Conferences and Seminars
People don’t usually go to conferences and seminars to become RPG programmers. They go to become better, more informed RPG programmers, and this can be accomplished by attending the numerous courses and seminars that explain the finer points of IBM software technology and also give programmers a higher- altitude view of what IBM is up to in the AS/400 market.
One of the biggest shortcomings of RPG programmers and, indeed, any highly technical and specialized profession is getting people to think outside of their vertical expertise on more horizontal matters. Conferences and seminars fulfill this vital function. As is the case with various AS/400 technical courses, attending conferences and seminars isn’t cheap, but it is usually well worth the money.

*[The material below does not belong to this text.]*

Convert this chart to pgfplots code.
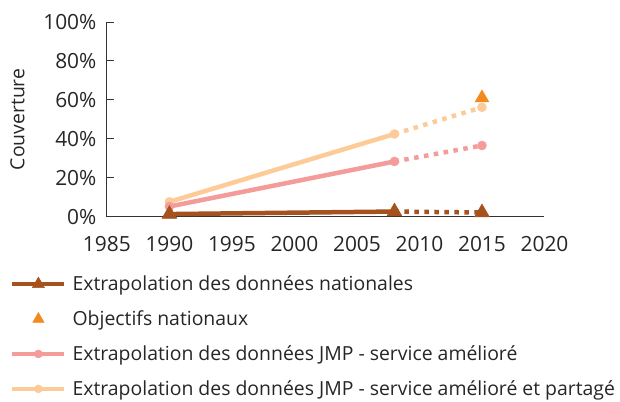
\documentclass[border=0pt]{standalone}
\usepackage{fontspec}
\setmainfont{Open Sans}
\usepackage{pgfplots}
\pgfplotsset{compat=1.18}
\definecolor{cBrown}{HTML}{A5521F}
\definecolor{cOrange}{HTML}{F28A1F}
\definecolor{cPink}{HTML}{F49C9A}
\definecolor{cPeach}{HTML}{FDCB98}
\begin{document}
\begin{tikzpicture}
\begin{axis}[
  scale only axis, width=438bp, height=195bp,
  xmin=1985, xmax=2020, ymin=0, ymax=100,
  clip=false,
  axis x line*=bottom, axis y line*=left,
  axis line style={-, black!80, line width=0.9bp},
  xtick={1985,1990,...,2020}, ytick={0,20,...,100},
  x tick style={draw=none}, y tick style={black!80, line width=0.9bp},
  tick align=inside, major tick length=7bp,
  yticklabel={\pgfmathprintnumber{\tick}\%},
  /pgf/number format/1000 sep={}, /pgf/number format/assume math mode=true,
  tick label style={font=\fontsize{21}{24}\selectfont, text=black!85},
  xticklabel style={yshift=-16bp},
  yticklabel style={xshift=-7bp},
  ylabel={Couverture}, ylabel style={font=\fontsize{19.5}{23}\selectfont, text=black!85, yshift=12bp},
  legend image code/.code={\draw[mark repeat=2,mark phase=2,#1] plot coordinates {(0bp,0bp) (26bp,0bp) (52bp,0bp)};},
  legend style={draw=none, fill=none, at={(axis description cs:0,0)}, anchor=north west,
    xshift=-100bp, yshift=-55bp, row sep=14.6bp, column sep=4bp,
    font=\fontsize{19.5}{23}\selectfont, text=black!85},
  legend cell align=left,
  mk/.style={mark options={solid, line width=0.5bp}},
  dt/.style={dash pattern=on 4.5bp off 5.5bp},
]
\addlegendimage{cBrown, line width=4.5bp, mark=triangle*, mark size=7bp, mk}
\addlegendentry{Extrapolation des données nationales}
\addlegendimage{only marks, cOrange, mark=triangle*, mark size=6.5bp, mk}
\addlegendentry{Objectifs nationaux}
\addlegendimage{cPink, line width=4.5bp, mark=*, mark size=4bp, mk}
\addlegendentry{Extrapolation des données JMP - service amélioré}
\addlegendimage{cPeach, line width=4.5bp, mark=*, mark size=4bp, mk}
\addlegendentry{Extrapolation des données JMP - service amélioré et partagé}

\path (axis description cs:0,1) -- ++(-107bp,22bp);
% peach
\addplot[forget plot, cPeach, line width=4.5bp, mark=*, mark size=4.5bp, mk] coordinates {(1990,7.7) (2008,42.5)};
\addplot[forget plot, cPeach, line width=4.5bp, dt, mark=*, mark size=4.5bp, mk, mark indices={2}] coordinates {(2008,42.5) (2015,56.2)};
% pink
\addplot[forget plot, cPink, line width=4.5bp, mark=*, mark size=4.5bp, mk] coordinates {(1990,5.3) (2008,28.4)};
\addplot[forget plot, cPink, line width=4.5bp, dt, mark=*, mark size=4.5bp, mk, mark indices={2}] coordinates {(2008,28.4) (2015,36.6)};
% brown
\addplot[forget plot, cBrown, line width=4.5bp, mark=triangle*, mark size=8.5bp, mk] coordinates {(1990,1.4) (2008,2.7)};
\addplot[forget plot, cBrown, line width=4.5bp, dt, mark=triangle*, mark size=8.5bp, mk, mark indices={2}] coordinates {(2008,2.7) (2015,2.2)};
% objectif
\addplot[forget plot, only marks, cOrange, mark=triangle*, mark size=8bp, mk] coordinates {(2015,61)};
\end{axis}
\end{tikzpicture}
\end{document}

The COMMON Users Group that is held twice a year is the biggest and perhaps the most important of the AS/400-related educational conferences. (COMMON took place in San Francisco in March and will be in San Antonio in early October, in San Diego next March, and in Baltimore next October.) It cost $895 to register for the six-day COMMON conference in San Francisco. COMMON estimated that the average attendee paid $298 for transportation, $950 for lodging, and $200 for meals, bringing the total cost to attend to $2,343. In exchange for that money, companies sending people to COMMON had access to high-level managers from the AS/400 Division as well as its Business Partners, not to mention access to on-site courses that ran the gamut of AS/400 topics.
In the RPG programming area, COMMON has courses of study in basic RPG programming, advanced RPG programming, generic application development methods, and RPG certification training. COMMON also had labs in RPG III, RPG IV for RPG III programmers, ILE RPG, RPG IV for OS/400 V4R2, Java for the RPG Programmer, RPG “Free Stuff,” Advanced ILE, RPG IV Using Procedures, CODE/400 Advanced Topics, and VisualAge for RPG Advanced Topics.
COMMON is by no means the only place to attend seminars. Once a year, IBM holds the AS/400 Advanced Technical Conference—this year, it is in La Hulpe, Belgium, in September—as well as the regular AS/400
Technical Conferences, which will be held in late June in Las Vegas, Nevada, and in late October in Nashville, Tennessee. Admission rates for the conference in Belgium haven’t been set yet, but the Las Vegas conference will cost $1,395. The curricula for these three conferences are not up yet, but they offer the same kinds of seminars and labs as are held at COMMON.
Similarly, Midrange Computing (another AS/400 University member) offers seminars to AS/400 shops looking to beef up their programmers’ RPG skills. MC is offering its Introduction to RPG IV seminar in five
U.S. cities this year for $495. Hotel room rates in the cities where the seminars are held range from $99 to $190. If companies combine this RPG IV seminar with the Advanced RPG IV with ILE seminar, the price for the two seminars combined drops to $795.